Comment arrives-tu à convaincre les joueurs de jouer et de continuer à jouer à tes jeux ?

Un jeu est avant tout un jeu. La boucle de gameplay de base doit être intrinsèquement fun, sinon tout le reste est un colosse aux pieds d’argile. Cette boucle doit être en béton armé.

La rejouabilité et/ou le end-game doivent être réussis pour avoir une haute durée de vie.

Narrativement, un jeu avec des protagonistes attachants, posant plus de questions qu’il n’y a de réponses, et avec un bon rythme d’action, sont mes principales armes pour maintenir de l’intérêt.

Quel est selon toi le meilleur jeu vidéo en termes de narration ? Pourquoi ?

God of war (2018). Tout va dans le même sens dans ce jeu. Le gameplay, la musique, le scénario, les décors : tout est contrôlé par la même vision et marche main dans la main. Il n’y a pas de dissonance ou de parasitage.
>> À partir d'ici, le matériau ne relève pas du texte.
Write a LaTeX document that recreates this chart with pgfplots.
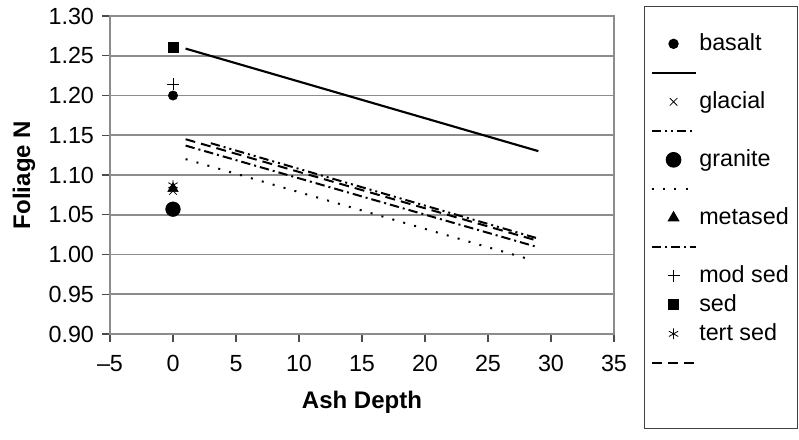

Et cela donne une superbe expérience.

Un dernier mot pour la fin ?

Oui, mais il n’est pas de moi ! Pierre Mondy, incarnant César dans la saison VI de Kaamelott résume parfaitement l’attitude à adopter quand on commence dans le jeu vidéo : "On devient pas chef parce qu'on le mérite, andouille ! On devient chef par un concours de circonstances. On le mérite après ! Moi, il m'a p'têt fallu dix ans pour mériter mon grade, si pas vingt. Tous les jours, j'ai travaillé pour pas nager dans mon uniforme. Y a pas trente-six solutions. [... ] Fais semblant ! [...] Fais semblant de mériter ton grade. [...] Si tu fais bien semblant, un jour tu verras, t'auras plus besoin !" [Pierre Mondy, Kaamelott, Livre VI, épisode 5 : Dux Bellorum, écrit par Alexandre Astier]. Faire semblant de savoir ce que l’on fait, on le fait tous dans le jeu vidéo, même pour les plus aguerris d’entre nous. Le fun et l’immersion sont encore des choses fragiles et mal maîtrisées. On chasse ces graals sans jamais avoir la certitude de les atteindre, même après des années d'expérience.

À vous de faire semblant maintenant. Et dans quelques années, peut-être qu’on viendra vous interviewer pour enrichir un livre sur la création vidéoludique.